▶ [DIRECTION] Write out the material again word for word, dropping any images it holds.
::::::::::
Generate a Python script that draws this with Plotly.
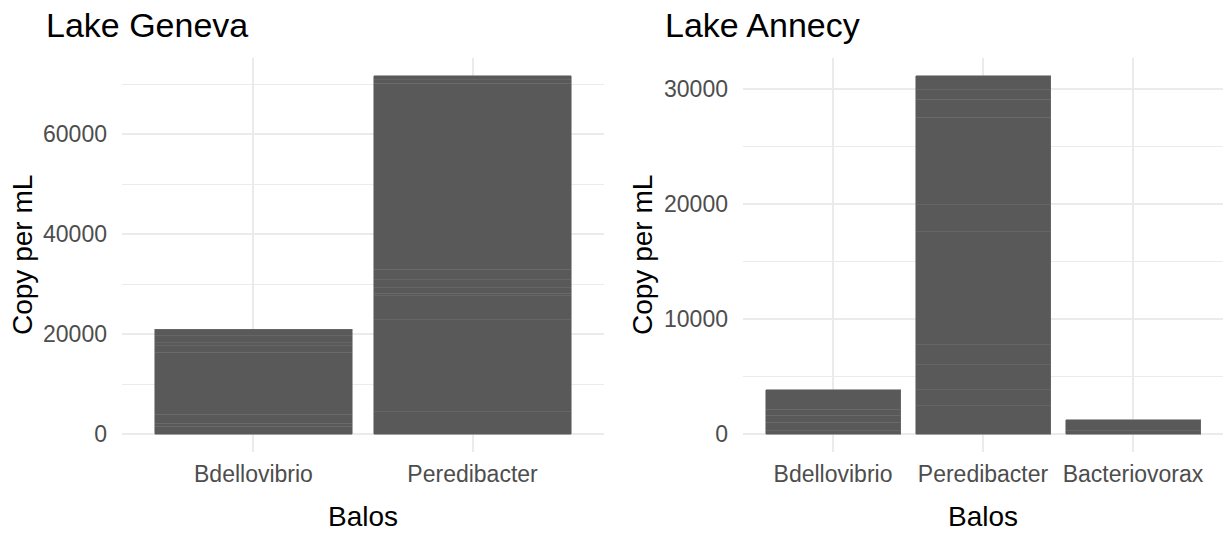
import plotly.graph_objects as go

# ---- data (stacked segments per bar, bottom to top) ----
geneva_cats = ["Bdellovibrio", "Peredibacter"]
geneva_bdellovibrio = [1520, 680, 1800, 12400, 1260, 660, 1340, 1340]
geneva_peredibacter = [4520, 18340, 4800, 540, 1120, 1540, 2140, 37200, 660, 800]

annecy_cats = ["Bdellovibrio", "Peredibacter", "Bacteriovorax"]
annecy_bdellovibrio = [287, 722, 643, 522, 1678]
annecy_peredibacter = [2487, 1365, 2174, 1740, 9852, 2322, 7626, 1566, 809, 1217]
annecy_bacteriovorax = [287, 957]

geneva_ticks = [0, 20000, 40000, 60000]
geneva_minor = [10000, 30000, 50000, 70000]
annecy_ticks = [0, 10000, 20000, 30000]
annecy_minor = [5000, 15000, 25000]

W, H = 1223, 535
FONT = "Liberation Sans, Arial, sans-serif"
BAR = "#595959"
EDGE = "#6e6e6e"
GRID = "#ebebeb"


def px_x(x):
    return x / W


def px_y(y):
    return 1 - y / H


fig = go.Figure()

panels = [
    ("x", "y", geneva_cats, [geneva_bdellovibrio, geneva_peredibacter]),
    ("x2", "y2", annecy_cats, [annecy_bdellovibrio, annecy_peredibacter, annecy_bacteriovorax]),
]
for xa, ya, cats, stacks in panels:
    for cat, segs in zip(cats, stacks):
        for v in segs:
            fig.add_trace(go.Bar(
                x=[cat], y=[v], xaxis=xa, yaxis=ya, width=0.9,
                marker=dict(color=BAR, line=dict(color=EDGE, width=0.6)),
                showlegend=False, hoverinfo="x+y",
            ))

# plot areas in pixels
L1, R1 = 122, 604
L2, R2 = 743, 1223
T, B = 58, 452

gmax = sum(geneva_peredibacter)
amax = sum(annecy_peredibacter)

tickfont = dict(family=FONT, size=23, color="#4d4d4d")

common_x = dict(type="category", showgrid=True, gridcolor=GRID, gridwidth=1.5,
                showline=False, zeroline=False, ticks="", tickfont=tickfont,
                ticklabelstandoff=6)
common_y = dict(showgrid=True, gridcolor=GRID, gridwidth=1.5, showline=False,
                zeroline=False, ticks="", tickfont=tickfont, ticklabelstandoff=14,
                tickformat="d")

fig.update_layout(
    width=W, height=H, autosize=False,
    margin=dict(l=0, r=0, t=0, b=0),
    paper_bgcolor="white", plot_bgcolor="white",
    barmode="stack", bargap=0.1,
    xaxis=dict(common_x, domain=[px_x(L1), px_x(R1)], anchor="y",
               categoryorder="array", categoryarray=geneva_cats,
               range=[-0.6, len(geneva_cats) - 0.4]),
    yaxis=dict(common_y, domain=[px_y(B), px_y(T)], anchor="x",
               range=[-0.05 * gmax, 1.05 * gmax], tickvals=geneva_ticks,
               minor=dict(tickvals=geneva_minor, showgrid=True, gridcolor=GRID, gridwidth=0.8)),
    xaxis2=dict(common_x, domain=[px_x(L2), px_x(R2)], anchor="y2",
                categoryorder="array", categoryarray=annecy_cats,
                range=[-0.6, len(annecy_cats) - 0.4]),
    yaxis2=dict(common_y, domain=[px_y(B), px_y(T)], anchor="x2",
                range=[-0.05 * amax, 1.05 * amax], tickvals=annecy_ticks,
                minor=dict(tickvals=annecy_minor, showgrid=True, gridcolor=GRID, gridwidth=0.8)),
)

ann = []
# panel titles
ann.append(dict(text="Lake Geneva", x=px_x(44), y=px_y(25), xref="paper", yref="paper",
                xanchor="left", yanchor="middle", showarrow=False,
                font=dict(family=FONT, size=34, color="black")))
ann.append(dict(text="Lake Annecy", x=px_x(663), y=px_y(25), xref="paper", yref="paper",
                xanchor="left", yanchor="middle", showarrow=False,
                font=dict(family=FONT, size=34, color="black")))
# axis titles
for cx in [(L1 + R1) / 2, (L2 + R2) / 2]:
    ann.append(dict(text="Balos", x=px_x(cx), y=px_y(516), xref="paper", yref="paper",
                    xanchor="center", yanchor="middle", showarrow=False,
                    font=dict(family=FONT, size=28, color="black")))
for cx in [23, 643]:
    ann.append(dict(text="Copy per mL", x=px_x(cx), y=px_y((T + B) / 2), xref="paper",
                    yref="paper", xanchor="center", yanchor="middle", showarrow=False,
                    textangle=-90, font=dict(family=FONT, size=28, color="black")))
fig.update_layout(annotations=ann)

fig.write_html("out.html", config={"displayModeBar": False},
               post_script="document.body.style.margin='0';")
::::::::::
▶ [TASK RESULT]
Generate a Python script that draws this with Plotly.
import plotly.graph_objects as go

# ---- data (stacked segments per bar, bottom to top) ----
geneva_cats = ["Bdellovibrio", "Peredibacter"]
geneva_bdellovibrio = [1520, 680, 1800, 12400, 1260, 660, 1340, 1340]
geneva_peredibacter = [4520, 18340, 4800, 540, 1120, 1540, 2140, 37200, 660, 800]

annecy_cats = ["Bdellovibrio", "Peredibacter", "Bacteriovorax"]
annecy_bdellovibrio = [287, 722, 643, 522, 1678]
annecy_peredibacter = [2487, 1365, 2174, 1740, 9852, 2322, 7626, 1566, 809, 1217]
annecy_bacteriovorax = [287, 957]

geneva_ticks = [0, 20000, 40000, 60000]
geneva_minor = [10000, 30000, 50000, 70000]
annecy_ticks = [0, 10000, 20000, 30000]
annecy_minor = [5000, 15000, 25000]

W, H = 1223, 535
FONT = "Liberation Sans, Arial, sans-serif"
BAR = "#595959"
EDGE = "#6e6e6e"
GRID = "#ebebeb"


def px_x(x):
    return x / W


def px_y(y):
    return 1 - y / H


fig = go.Figure()

panels = [
    ("x", "y", geneva_cats, [geneva_bdellovibrio, geneva_peredibacter]),
    ("x2", "y2", annecy_cats, [annecy_bdellovibrio, annecy_peredibacter, annecy_bacteriovorax]),
]
for xa, ya, cats, stacks in panels:
    for cat, segs in zip(cats, stacks):
        for v in segs:
            fig.add_trace(go.Bar(
                x=[cat], y=[v], xaxis=xa, yaxis=ya, width=0.9,
                marker=dict(color=BAR, line=dict(color=EDGE, width=0.6)),
                showlegend=False, hoverinfo="x+y",
            ))

# plot areas in pixels
L1, R1 = 122, 604
L2, R2 = 743, 1223
T, B = 58, 452

gmax = sum(geneva_peredibacter)
amax = sum(annecy_peredibacter)

tickfont = dict(family=FONT, size=23, color="#4d4d4d")

common_x = dict(type="category", showgrid=True, gridcolor=GRID, gridwidth=1.5,
                showline=False, zeroline=False, ticks="", tickfont=tickfont,
                ticklabelstandoff=6)
common_y = dict(showgrid=True, gridcolor=GRID, gridwidth=1.5, showline=False,
                zeroline=False, ticks="", tickfont=tickfont, ticklabelstandoff=14,
                tickformat="d")

fig.update_layout(
    width=W, height=H, autosize=False,
    margin=dict(l=0, r=0, t=0, b=0),
    paper_bgcolor="white", plot_bgcolor="white",
    barmode="stack", bargap=0.1,
    xaxis=dict(common_x, domain=[px_x(L1), px_x(R1)], anchor="y",
               categoryorder="array", categoryarray=geneva_cats,
               range=[-0.6, len(geneva_cats) - 0.4]),
    yaxis=dict(common_y, domain=[px_y(B), px_y(T)], anchor="x",
               range=[-0.05 * gmax, 1.05 * gmax], tickvals=geneva_ticks,
               minor=dict(tickvals=geneva_minor, showgrid=True, gridcolor=GRID, gridwidth=0.8)),
    xaxis2=dict(common_x, domain=[px_x(L2), px_x(R2)], anchor="y2",
                categoryorder="array", categoryarray=annecy_cats,
                range=[-0.6, len(annecy_cats) - 0.4]),
    yaxis2=dict(common_y, domain=[px_y(B), px_y(T)], anchor="x2",
                range=[-0.05 * amax, 1.05 * amax], tickvals=annecy_ticks,
                minor=dict(tickvals=annecy_minor, showgrid=True, gridcolor=GRID, gridwidth=0.8)),
)

ann = []
# panel titles
ann.append(dict(text="Lake Geneva", x=px_x(44), y=px_y(25), xref="paper", yref="paper",
                xanchor="left", yanchor="middle", showarrow=False,
                font=dict(family=FONT, size=34, color="black")))
ann.append(dict(text="Lake Annecy", x=px_x(663), y=px_y(25), xref="paper", yref="paper",
                xanchor="left", yanchor="middle", showarrow=False,
                font=dict(family=FONT, size=34, color="black")))
# axis titles
for cx in [(L1 + R1) / 2, (L2 + R2) / 2]:
    ann.append(dict(text="Balos", x=px_x(cx), y=px_y(516), xref="paper", yref="paper",
                    xanchor="center", yanchor="middle", showarrow=False,
                    font=dict(family=FONT, size=28, color="black")))
for cx in [23, 643]:
    ann.append(dict(text="Copy per mL", x=px_x(cx), y=px_y((T + B) / 2), xref="paper",
                    yref="paper", xanchor="center", yanchor="middle", showarrow=False,
                    textangle=-90, font=dict(family=FONT, size=28, color="black")))
fig.update_layout(annotations=ann)

fig.write_html("out.html", config={"displayModeBar": False},
               post_script="document.body.style.margin='0';")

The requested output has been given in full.